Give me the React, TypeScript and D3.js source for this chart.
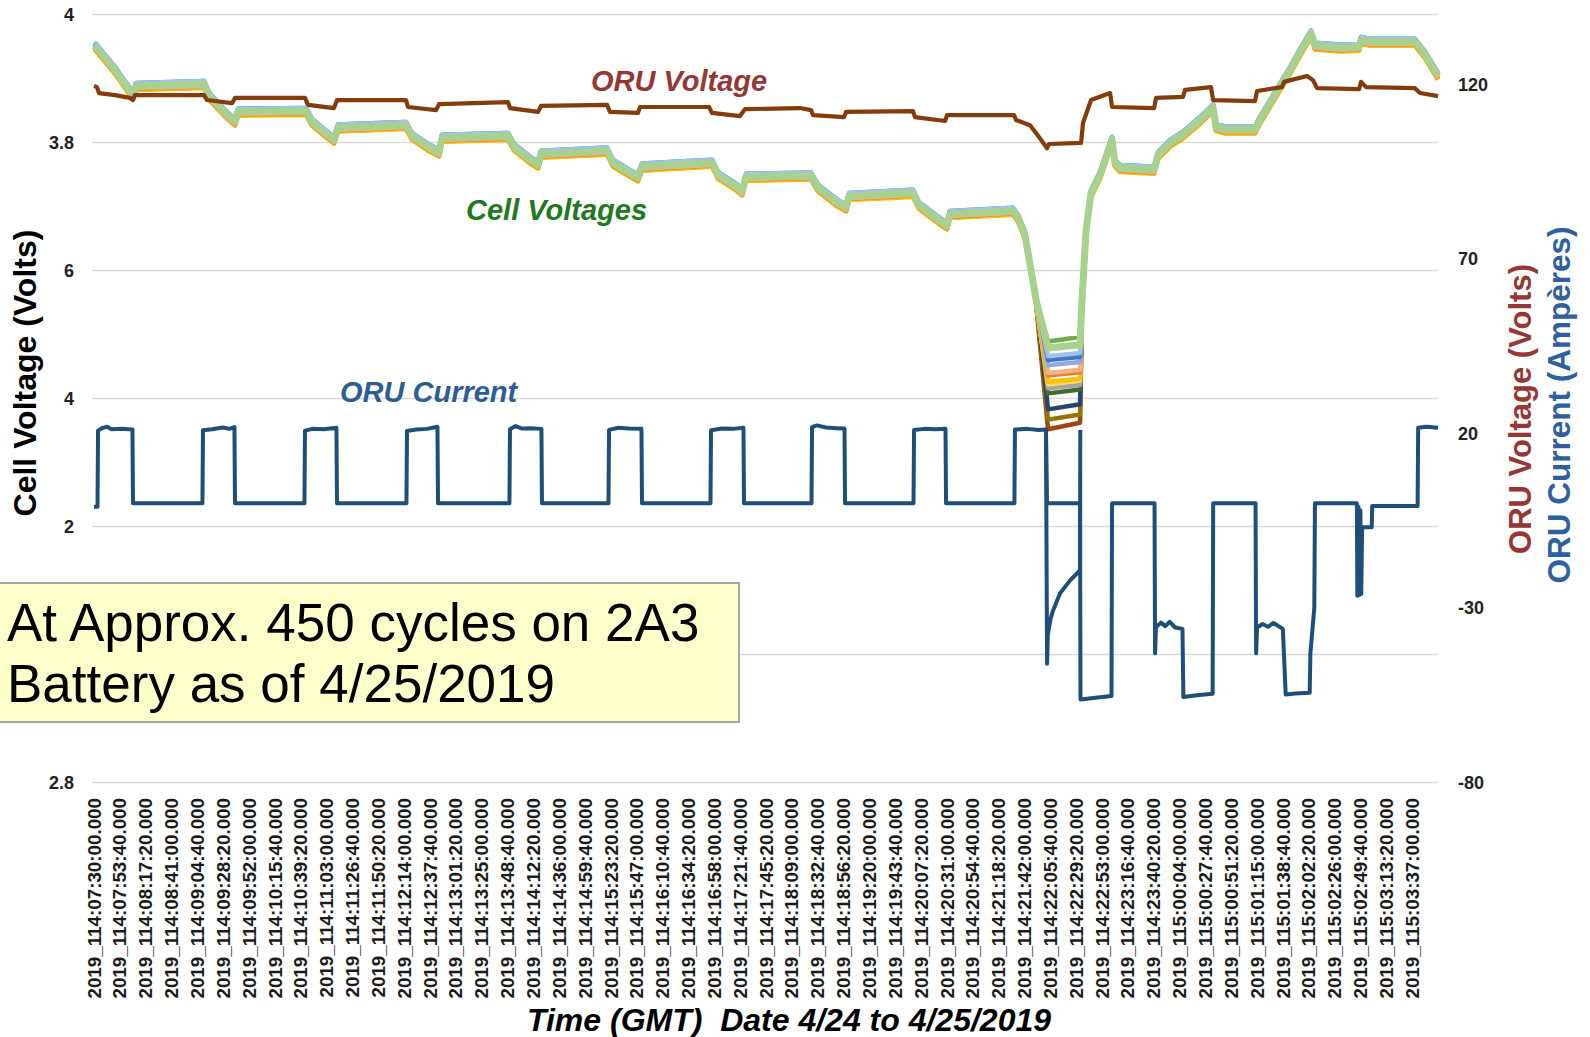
import * as d3 from "d3";

// category labels on the time axis (one every 23 min 40 s)
const X_LABELS = [
  "2019_114:07:30:00.000", "2019_114:07:53:40.000", "2019_114:08:17:20.000", "2019_114:08:41:00.000",
  "2019_114:09:04:40.000", "2019_114:09:28:20.000", "2019_114:09:52:00.000", "2019_114:10:15:40.000",
  "2019_114:10:39:20.000", "2019_114:11:03:00.000", "2019_114:11:26:40.000", "2019_114:11:50:20.000",
  "2019_114:12:14:00.000", "2019_114:12:37:40.000", "2019_114:13:01:20.000", "2019_114:13:25:00.000",
  "2019_114:13:48:40.000", "2019_114:14:12:20.000", "2019_114:14:36:00.000", "2019_114:14:59:40.000",
  "2019_114:15:23:20.000", "2019_114:15:47:00.000", "2019_114:16:10:40.000", "2019_114:16:34:20.000",
  "2019_114:16:58:00.000", "2019_114:17:21:40.000", "2019_114:17:45:20.000", "2019_114:18:09:00.000",
  "2019_114:18:32:40.000", "2019_114:18:56:20.000", "2019_114:19:20:00.000", "2019_114:19:43:40.000",
  "2019_114:20:07:20.000", "2019_114:20:31:00.000", "2019_114:20:54:40.000", "2019_114:21:18:20.000",
  "2019_114:21:42:00.000", "2019_114:22:05:40.000", "2019_114:22:29:20.000", "2019_114:22:53:00.000",
  "2019_114:23:16:40.000", "2019_114:23:40:20.000", "2019_115:00:04:00.000", "2019_115:00:27:40.000",
  "2019_115:00:51:20.000", "2019_115:01:15:00.000", "2019_115:01:38:40.000", "2019_115:02:02:20.000",
  "2019_115:02:26:00.000", "2019_115:02:49:40.000", "2019_115:03:13:20.000", "2019_115:03:37:00.000",
];
const LABEL_STEP = 23 + 40 / 60; // minutes

const LEFT_TICKS = [4.0, 3.8, 3.6, 3.4, 3.2, 3.0, 2.8];
const LEFT_TICK_LABELS = ["4", "3.8", "6", "4", "2", "", "2.8"];
const RIGHT_TICKS = [120, 70, 20, -30, -80];

// shared trace of the cell pack [minutes, volts]; the deep dip is per cell
const cellBand: [number, number][] = [
  [0, 3.951], [1.8, 3.949], [19.2, 3.913], [35.7, 3.873], [38.5, 3.888], [100.7, 3.891],
  [106.2, 3.871], [120, 3.846], [129.1, 3.832], [131.9, 3.848], [194.1, 3.849],
  [199.6, 3.832], [211.5, 3.815], [219.8, 3.804], [223.4, 3.823], [285.7, 3.827],
  [291.2, 3.81], [307.7, 3.791], [315.9, 3.784], [318.7, 3.807], [379.1, 3.81],
  [384.6, 3.793], [399.2, 3.773], [406.6, 3.765], [409.3, 3.782], [469.8, 3.787],
  [475.2, 3.768], [490.8, 3.752], [498.1, 3.745], [501.8, 3.762], [565.9, 3.768],
  [571.4, 3.749], [587, 3.732], [593.4, 3.723], [597, 3.746], [656.6, 3.748],
  [663, 3.729], [681.3, 3.705], [688.6, 3.698], [691.4, 3.716], [749.9, 3.721],
  [755.4, 3.702], [774.7, 3.677], [781.1, 3.67], [783.8, 3.688], [841.5, 3.693],
  [846.1, 3.682], [852.5, 3.655], [858, 3.601], [862.6, 3.554],
  [904.7, 3.554], [908.4, 3.663], [913, 3.721], [921.2, 3.749], [926.7, 3.777],
  [932.2, 3.804], [934.9, 3.768], [939.5, 3.76], [970.7, 3.757], [974.3, 3.78],
  [985.3, 3.799], [997.2, 3.812], [1012.8, 3.835], [1022.8, 3.851], [1024.7, 3.855],
  [1027.4, 3.824], [1035.6, 3.82], [1063.1, 3.82], [1067.7, 3.835], [1081.4, 3.874],
  [1095.2, 3.913], [1104.3, 3.941], [1114.4, 3.97], [1118.1, 3.951], [1141, 3.948],
  [1158.4, 3.949], [1160.2, 3.96], [1168.4, 3.957], [1209.6, 3.957], [1218.8, 3.937],
  [1230.7, 3.904],
];
const DIP_TIMES = [873.6, 902.9];

const cellColors = [
  "#9e480e", "#997300", "#264478", "#43682b", "#a5a5a5", "#ffd966", "#ffc000",
  "#ed7d31", "#f4b183", "#8faadc", "#4472c4", "#9dc3e6", "#70ad47", "#a9d18e",
];
const cellOffsets = [
  -0.004, -0.003, 0.004, -0.005, 0, -0.005, -0.006, -0.004, -0.003, 0.004, 0.005, 0.005, 0.001, 0,
];
const cellDipStart = [
  3.352, 3.367, 3.383, 3.408, 3.416, 3.422, 3.426, 3.436, 3.44, 3.452, 3.46, 3.466, 3.489, 3.479,
];
const cellDipEnd = [
  3.362, 3.375, 3.391, 3.414, 3.421, 3.428, 3.431, 3.441, 3.445, 3.457, 3.465, 3.471, 3.496, 3.484,
];

// ORU voltage [minutes, volts]
const oruVoltage: [number, number][] = [
  [0, 119.5], [2.7, 119.2], [4.6, 117.5], [19.2, 116.9], [33, 116.1], [35.7, 115.5],
  [37.5, 116.9], [100.7, 116.9], [103.5, 115.5], [126.4, 114.6], [129.1, 116.1],
  [193.2, 116.1], [196, 114.1], [219.8, 113.2], [222.5, 115.5], [285.7, 115.5],
  [287.5, 113.5], [313.2, 112.6], [315.9, 114.3], [379.1, 114.9], [380.9, 113.2],
  [406.6, 112.1], [409.3, 113.8], [469.8, 114.1], [472.5, 112.1], [498.1, 111.8],
  [500, 113.5], [563.2, 113.5], [565.9, 111.8], [591.5, 110.9], [596.1, 112.9],
  [646.5, 113.2], [656.6, 112.6], [658.4, 111.2], [686.8, 110.6], [688.6, 112.1],
  [749.9, 112.3], [751.8, 110.6], [779.3, 109.5], [781.1, 111.2], [842.4, 111.2],
  [844.3, 109.8], [857.1, 108.3], [865.3, 104.9], [872.7, 101.7], [874.5, 102.9],
  [903.8, 103.2], [905.6, 108.9], [913, 115.5], [930.4, 117.5], [932.2, 113.5],
  [970.7, 113.2], [972.5, 116.1], [997.2, 116.4], [999, 118.4], [1022.8, 119.2],
  [1024.7, 115.5], [1063.1, 115.2], [1065, 118.1], [1087.8, 119.2], [1089.7, 120.7],
  [1110.7, 122.4], [1116.2, 121.2], [1119.9, 118.9], [1158.4, 118.6], [1160.2, 120.7],
  [1164.8, 119.2], [1209.6, 118.9], [1214.2, 117.5], [1230.7, 116.6],
];

// ORU current [minutes, amperes]
const oruCurrent: [number, number][] = [
  [0, -1], [3.2, -1], [3.7, 20.8], [8, 21.6], [12, 21.9], [16, 21.2], [25, 21.3], [35.2, 21.1], [35.7, 0],
  [99.3, 0], [99.8, 20.9], [108, 21.2], [118, 21.7], [124, 21.3], [128.6, 21.8], [129.1, 0],
  [192.7, 0], [193.2, 20.8], [200, 21.3], [210, 21.2], [222, 21.6], [222.5, 0],
  [286.1, 0], [286.6, 20.7], [295, 21.1], [305, 21.3], [314.5, 21.9], [315, 0],
  [380.4, 0], [380.9, 21.2], [386, 22.1], [392, 21.4], [400, 21.5], [409.7, 21.3], [410.2, 0],
  [471.1, 0], [471.6, 21.0], [480, 21.6], [490, 21.4], [501.3, 21.3], [501.8, 0],
  [564.5, 0], [565, 20.9], [575, 21.4], [585, 21.3], [594.7, 21.6], [595.2, 0],
  [657, 0], [657.5, 21.8], [662, 22.3], [670, 21.7], [680, 21.5], [687.2, 21.4], [687.7, 0],
  [750.4, 0], [750.9, 21.0], [760, 21.3], [770, 21.2], [779.7, 21.3], [780.2, 0],
  [842.8, 0], [843.3, 21.1], [855, 21.3], [865, 21.0], [871.7, 21.1], [872.6, 0],
  [902.9, 0], [903.3, -56.2], [915, -55.8], [931.7, -55.2], [932.2, 0],
  [971.1, 0], [971.6, -43], [972.4, -35.5], [977, -34.2], [981, -35.2], [985, -34], [990, -35.6],
  [996.7, -36], [997.5, -55.5], [1010, -55], [1024.3, -54.6], [1024.8, 0],
  [1063.6, 0], [1064.1, -43], [1065, -35.6], [1070, -34.6], [1075, -35.4], [1080, -34.3],
  [1088.6, -36], [1091.2, -54.8], [1100, -54.5], [1113.2, -54.3], [1113.8, -43], [1117.4, -30], [1118, 0],
  [1156.4, 0], [1156.8, -26.5], [1157.8, -1], [1158.6, -26.3], [1159.6, -2], [1160.4, -26],
  [1161.2, -6.9], [1170, -6.9], [1170.4, -0.8], [1212, -0.8], [1212.5, 21.6], [1220, 21.9], [1230.7, 21.6],
];
// discharge transient during the deep dip
const oruCurrentDip: [number, number][] = [
  [871.7, 21.1], [872.7, -46], [873.4, -37.5], [876, -33], [878.2, -30.7], [884.6, -25.8],
  [893.8, -22.1], [902.9, -19.2], [903.1, 21],
];

const FONT = "'Liberation Sans', Arial, sans-serif";

export default function App() {
  const width = 1590;
  const height = 1037;
  const plot = { left: 94, right: 1438, top: 14.5, bottom: 782.5 };

  const x = d3
    .scaleLinear()
    .domain([0, X_LABELS.length * LABEL_STEP])
    .range([plot.left, plot.right]);
  const yCell = d3.scaleLinear().domain([2.8, 4.0]).range([plot.bottom, plot.top]);
  const yRight = d3.scaleLinear().domain([-80, 140]).range([plot.bottom, plot.top]);

  const cellLine = d3
    .line<[number, number]>()
    .x((d) => x(d[0]))
    .y((d) => yCell(d[1]));
  const rightLine = d3
    .line<[number, number]>()
    .x((d) => x(d[0]))
    .y((d) => yRight(d[1]));

  // build each cell's trace: shared band + its own dip plateau
  const cells = cellColors.map((color, i) => {
    const before = cellBand
      .filter((d) => d[0] < DIP_TIMES[0])
      .map((d) => [d[0], d[1] + cellOffsets[i]] as [number, number]);
    const after = cellBand
      .filter((d) => d[0] > DIP_TIMES[1])
      .map((d) => [d[0], d[1] + cellOffsets[i]] as [number, number]);
    const pts: [number, number][] = [
      ...before,
      [DIP_TIMES[0], cellDipStart[i]],
      [DIP_TIMES[1], cellDipEnd[i]],
      ...after,
    ];
    return { color, pts, top: i === cellColors.length - 1 };
  });

  return (
    <svg
      width={width}
      height={height}
      style={{ position: "absolute", left: 0, top: 0, background: "#fff" }}
      fontFamily={FONT}
    >
      {/* grid */}
      {LEFT_TICKS.map((t) => (
        <line
          key={"g" + t}
          x1={plot.left - 2}
          x2={plot.right}
          y1={yCell(t)}
          y2={yCell(t)}
          stroke="#d9d9d9"
          strokeWidth={1.5}
        />
      ))}

      {/* left ticks */}
      {LEFT_TICKS.map((t, i) => (
        <text
          key={"l" + t}
          x={74}
          y={yCell(t)}
          dy="0.35em"
          textAnchor="end"
          fontSize={18}
          fontWeight="bold"
          fill="#222"
        >
          {LEFT_TICK_LABELS[i]}
        </text>
      ))}

      {/* right ticks */}
      {RIGHT_TICKS.map((t) => (
        <text
          key={"r" + t}
          x={1458}
          y={yRight(t)}
          dy="0.35em"
          fontSize={18}
          fontWeight="bold"
          fill="#222"
        >
          {t}
        </text>
      ))}

      {/* x labels */}
      {X_LABELS.map((lab, i) => {
        const cx = x(i * LABEL_STEP);
        return (
          <text
            key={lab}
            transform={`translate(${cx},798) rotate(-90)`}
            dy="0.35em"
            textAnchor="end"
            fontSize={18.8}
            fontWeight="bold"
            fill="#1a1a1a"
          >
            {lab}
          </text>
        );
      })}

      {/* cell voltages */}
      {cells.map((c, i) => (
        <path
          key={"c" + i}
          d={cellLine(c.pts) || ""}
          fill="none"
          stroke={c.color}
          strokeWidth={c.top ? 7 : 4.5}
          strokeLinejoin="round"
        />
      ))}

      {/* ORU voltage */}
      <path
        d={rightLine(oruVoltage) || ""}
        fill="none"
        stroke="#843c0c"
        strokeWidth={4.2}
        strokeLinejoin="round"
      />

      {/* ORU current */}
      <path
        d={rightLine(oruCurrent) || ""}
        fill="none"
        stroke="#1f4e79"
        strokeWidth={4}
        strokeLinejoin="round"
      />
      <path
        d={rightLine(oruCurrentDip) || ""}
        fill="none"
        stroke="#1f4e79"
        strokeWidth={4}
        strokeLinejoin="round"
      />

      {/* series labels */}
      <text x={591} y={91} fontSize={29} fontWeight="bold" fontStyle="italic" fill="#953735">
        ORU Voltage
      </text>
      <text x={466} y={220} fontSize={29} fontWeight="bold" fontStyle="italic" fill="#217821">
        Cell Voltages
      </text>
      <text x={340} y={402} fontSize={29} fontWeight="bold" fontStyle="italic" fill="#2e5d94">
        ORU Current
      </text>

      {/* axis titles */}
      <text
        transform="translate(36,373) rotate(-90)"
        textAnchor="middle"
        fontSize={32}
        fontWeight="bold"
        fill="#000"
      >
        Cell Voltage (Volts)
      </text>
      <text
        transform="translate(1531,409) rotate(-90)"
        textAnchor="middle"
        fontSize={31}
        fontWeight="bold"
        fill="#953735"
      >
        ORU Voltage (Volts)
      </text>
      <text
        transform="translate(1570,405) rotate(-90)"
        textAnchor="middle"
        fontSize={31.5}
        fontWeight="bold"
        fill="#2e5f9e"
      >
        ORU Current (Ampères)
      </text>
      <text
        x={789}
        y={1031}
        textAnchor="middle"
        fontSize={32}
        fontWeight="bold"
        fontStyle="italic"
        fill="#000"
        style={{ whiteSpace: "pre" }}
      >
        {"Time (GMT)  Date 4/24 to 4/25/2019"}
      </text>

      {/* annotation */}
      <rect x={-2} y={583} width={741} height={139} fill="#ffffcc" stroke="#a6a6a6" strokeWidth={2} />
      <text x={7} y={641} fontSize={53} fill="#000">
        At Approx. 450 cycles on 2A3
      </text>
      <text x={7} y={702} fontSize={53} fill="#000">
        Battery as of 4/25/2019
      </text>
    </svg>
  );
}
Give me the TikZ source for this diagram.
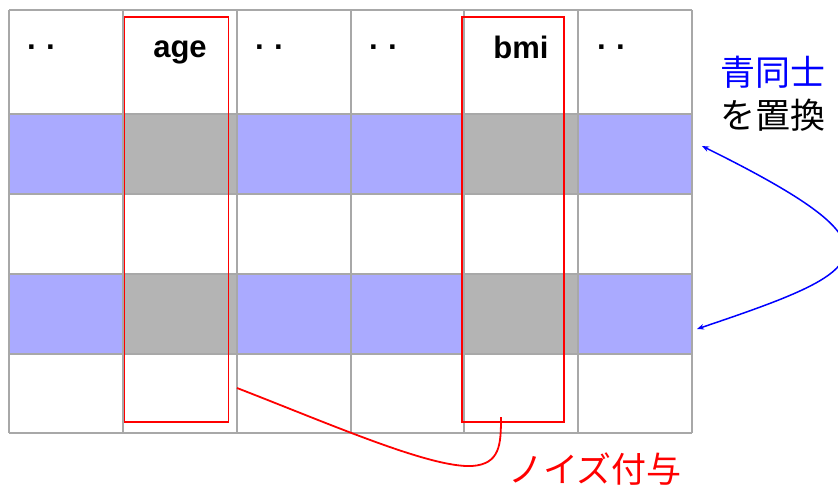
\documentclass[tikz,border=0pt]{standalone}
\usepackage{fontspec}
\setmainfont{Liberation Sans}
\newfontfamily\cjk{Noto Sans CJK JP}
\usetikzlibrary{arrows.meta}
\definecolor{rowblue}{HTML}{AAAAFF}
\definecolor{cellgray}{HTML}{B4B4B4}
\definecolor{gridgray}{HTML}{A8A8A8}
\definecolor{noisered}{HTML}{FF0000}
\definecolor{swapblue}{HTML}{0000FF}
\begin{document}
\begin{tikzpicture}[x=1pt,y=-1pt,
  gridline/.style={draw=gridgray,line width=2pt},
  hdr/.style={font=\fontsize{31}{33}\selectfont\bfseries,inner sep=0pt,anchor=base},
  dots/.style={hdr,anchor=base west},
  redbox/.style={draw=noisered,line width=1.8pt},
  jp/.style={font=\cjk\fontsize{35}{38}\selectfont,inner sep=0pt}]
\useasboundingbox (0,0) rectangle (838,488);
\fill[white] (0,0) rectangle (838,488);
% blue rows
\fill[rowblue] (9,114) rectangle (692,194);
\fill[rowblue] (9,274) rectangle (692,354);
% gray cells
\fill[cellgray] (122.8,114) rectangle (236.7,194);
\fill[cellgray] (122.8,274) rectangle (236.7,354);
\fill[cellgray] (464.3,114) rectangle (578.2,194);
\fill[cellgray] (464.3,274) rectangle (578.2,354);
% grid
\foreach \x in {9,122.8,236.7,350.5,464.3,578.2,692}
  \draw[gridline] (\x,10) -- (\x,433);
\foreach \y in {10,114,194,274,354,433}
  \draw[gridline] (9,\y) -- (692,\y);
% header texts
\node[dots] (d1) at (27,57) {· ·};
\node[hdr] (age) at (180,57) {age};
\node[dots] (d3) at (255,57) {· ·};
\node[dots] (d4) at (369,57) {· ·};
\node[hdr] (bmi) at (521,58) {bmi};
\node[dots] (d6) at (597,57) {· ·};
% red boxes
\draw[redbox] (124.5,17) rectangle (228.5,422);
\draw[redbox] (462,17) rectangle (564,422);
% red noise connector
\coordinate (n1) at (237,388);
\coordinate (n2) at (501,417);
\draw[noisered,line width=1.8pt] (n1) .. controls (330,424) and (430,468) .. (472,466)
  .. controls (500,464) and (501,445) .. (n2);
\node[jp,text=noisered] (noise) at (595,469) {ノイズ付与};
% swap label
\node[jp,text=swapblue] (swap1) at (773,72) {青同士};
\node[jp] (swap2) at (773,115) {を置換};
% blue arrows
\coordinate (t1) at (702,146);
\coordinate (t2) at (697,329);
\draw[swapblue,line width=1.5pt,{Stealth[length=7pt,width=5.5pt]}-{Stealth[length=7pt,width=5.5pt]}]
  (t1) .. controls (912,250) and (872,270) .. (t2);
\end{tikzpicture}
\end{document}
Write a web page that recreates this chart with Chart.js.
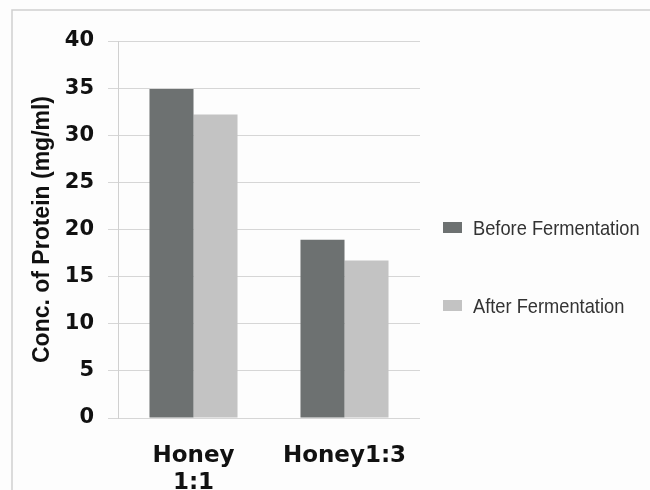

▬▬▬

▶ _WORK TO COMPLETE_
Up to and including the line containing "import * as", quote each line of the entries above from the very first, please, exactly and without images.

▶ _FINAL RESULT_
Give me the React, TypeScript and D3.js source for this chart.
import * as d3 from "d3";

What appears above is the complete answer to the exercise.